Donald Trump listens as Dr Deborah Birx, the White House Coronavirus Coordinator, speaks (File)
The Coronavirus coordinator in the Trump White House says more than 130,000 people were killed by the Administration’s failure to implement necessary measures.
Asked if Donald Trump did everything in his power to save lives, Dr. Deborah Birx told the House select subcommittee on the Coronavirus crisis, “No.”
She continued, “I’ve said that to the White House in general, and I believe I was very clear to the President in specifics of what I needed him to do.”
The committee released portions of Birx’s testimony, delivered in mid-October, on Tuesday.
The doctor explained her calculation of deaths from Administration negligence:
I believe if we had fully implemented the mask mandates, the reduction in indoor dining, the getting friends and family to understand the risk of gathering in private homes, and we had increased testing, that we probably could have decreased fatalities into the 30% less to 40% less range.
She added that electoral politics contributed to the toll, “The governors and mayors and others that were campaigning, as well as the White House that was campaigning, just took people’s time away from and distracted them away from the pandemic in my personal opinion. They were actively campaigning and not as present in the White House as previously.”

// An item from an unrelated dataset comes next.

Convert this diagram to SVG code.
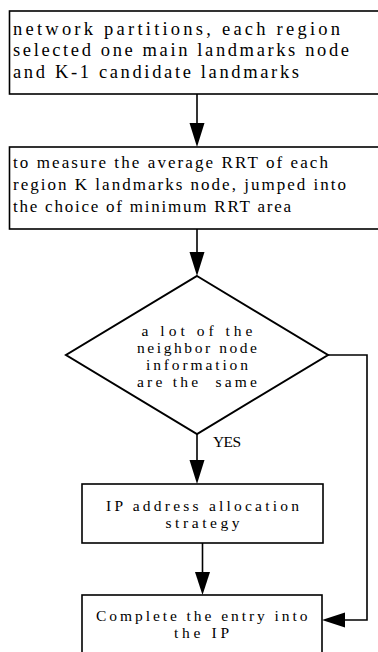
<svg xmlns="http://www.w3.org/2000/svg" width="378" height="652" viewBox="0 0 378 652">
<style>
.box{fill:#fff;stroke:#000;stroke-width:1.6}
.dia{fill:#fff;stroke:#000;stroke-width:2}
.ln{fill:none;stroke:#000;stroke-width:1.6}
.hd{fill:#000;stroke:none}
text{font-family:"Liberation Serif","Noto Sans CJK SC",serif;font-size:15.5px;fill:#000}
.big{font-size:18.5px}
.mid{font-size:17px}
.c{text-anchor:middle}
</style>
<rect width="378" height="652" fill="#fff"/>
<g id="n1">
<rect class="box" x="9.5" y="11" width="380" height="83"/>
<text class="big" x="13" y="34.5" textLength="327" lengthAdjust="spacing">network partitions, each region</text>
<text class="big" x="13" y="56" textLength="336" lengthAdjust="spacing">selected one main landmarks node</text>
<text class="big" x="13" y="77.5" textLength="286" lengthAdjust="spacing">and K-1 candidate landmarks</text>
</g>
<g id="n2">
<rect class="box" x="9.5" y="147" width="380" height="82"/>
<text class="mid" x="13" y="167.5" textLength="315" lengthAdjust="spacing">to measure the average RRT of each</text>
<text class="mid" x="13" y="189.5" textLength="333" lengthAdjust="spacing">region K landmarks node, jumped into</text>
<text class="mid" x="13" y="211.5" textLength="278" lengthAdjust="spacing">the choice of minimum RRT area</text>
</g>
<g id="n3">
<polygon class="dia" points="197,276 328,355 197,434 66,355"/>
<text x="141.5" y="336" textLength="111" lengthAdjust="spacing">a lot of the</text>
<text x="137" y="353" textLength="120" lengthAdjust="spacing">neighbor node</text>
<text x="146" y="370" textLength="102" lengthAdjust="spacing">information</text>
<text x="137" y="387" textLength="120" lengthAdjust="spacing" xml:space="preserve">are the  same</text>
</g>
<g id="n4">
<rect class="box" x="82" y="484" width="241" height="59"/>
<text x="106" y="511" textLength="193" lengthAdjust="spacing">IP address allocation</text>
<text x="165.5" y="528" textLength="74" lengthAdjust="spacing">strategy</text>
</g>
<g id="n5">
<rect class="box" x="82" y="595" width="240" height="70"/>
<text x="96" y="621" textLength="211.5" lengthAdjust="spacing">Complete the entry into</text>
<text x="174" y="638" textLength="55" lengthAdjust="spacing">the IP</text>
</g>
<g id="connectors">
<line class="ln" x1="197" y1="94" x2="197" y2="124"/>
<polygon class="hd" points="189.5,123 204.5,123 197,147"/>
<line class="ln" x1="197" y1="229" x2="197" y2="253"/>
<polygon class="hd" points="189.5,252 204.5,252 197,276"/>
<line class="ln" x1="197" y1="434" x2="197" y2="461"/>
<polygon class="hd" points="189.5,460 204.5,460 197,484"/>
<text x="213" y="447" textLength="28" lengthAdjust="spacing">YES</text>
<line class="ln" x1="202.5" y1="543" x2="202.5" y2="573"/>
<polygon class="hd" points="195,572 210,572 202.5,595"/>
<polyline class="ln" points="328,355 367,355 367,620 344,620"/>
<polygon class="hd" points="345,612.5 345,627.5 322,620"/>
</g>
</svg>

Soon after the pandemic reached the US, Trump said there would be no fatalities. As the deaths began, he continued to minimize the threat and said containment measures could be lifted to “reopen the economy”. With Birx and other medical advisors present, he recommended the unproven and risky drug hydroxychloroquine, ultraviolet treatment, and even ingestion of bleach. The crisis was compounded by Administration chaos and failure over personal protective equipment and other supplies, with hospitals overwhelmed across the US
As the cases and fatalities soared in the summer and autumn — and even as he was seriously ill with the virus — Trump did not heed the advice of his scientists and public health experts such as Dr. Anthony Fauci. Instead, he derided them as a “disaster” and “idiots”. Fauci and Birx were pushed aside as Trump turned to the neuroradiologist Dr. Scott Atlas, a proponent of “herd immunity”, as his Coronavirus confidant.
Birx said in her testimony that she repeatedly warned the Trump Administration that “more mitigation, more treatment” was needed such as aggressive surveillance testing, increased masking, greater availability of treatments, and a comprehensive communications plan explaining the measures.
But, she lamented, the recommendations were not implemented “at the level that I felt they were needed”.
Birx summarized the effect of the unqualified Atlas as the dominant voice on Coronavirus inside the White House:
[He had a] strong belief that anybody who was only going to have mild disease or asymptomatic disease should be allowed and actually encouraged to get the virus and spread the virus because that was your pathway, although it’s never said that way, to herd immunity.
So anybody who wasn’t in the vulnerable group should be allowed to increase activities without mitigation because it didn’t matter if they became infected with COVID….I think he believed there was almost zero risk to anybody unless it would result in hospitalization or death.
By the time Trump left office in January 2021, the US death toll was nearing 500,000 with a 7-day average of more than 3,000 daily fatalities.
Despite the surge of the more virulent Delta variant, mass vaccinations have lowered the rate of death. But with a minority of Americans — many of them Trump supporters — refusing vaccination, the 7-day average is still 1,551 with an overall total of 738,881 deaths.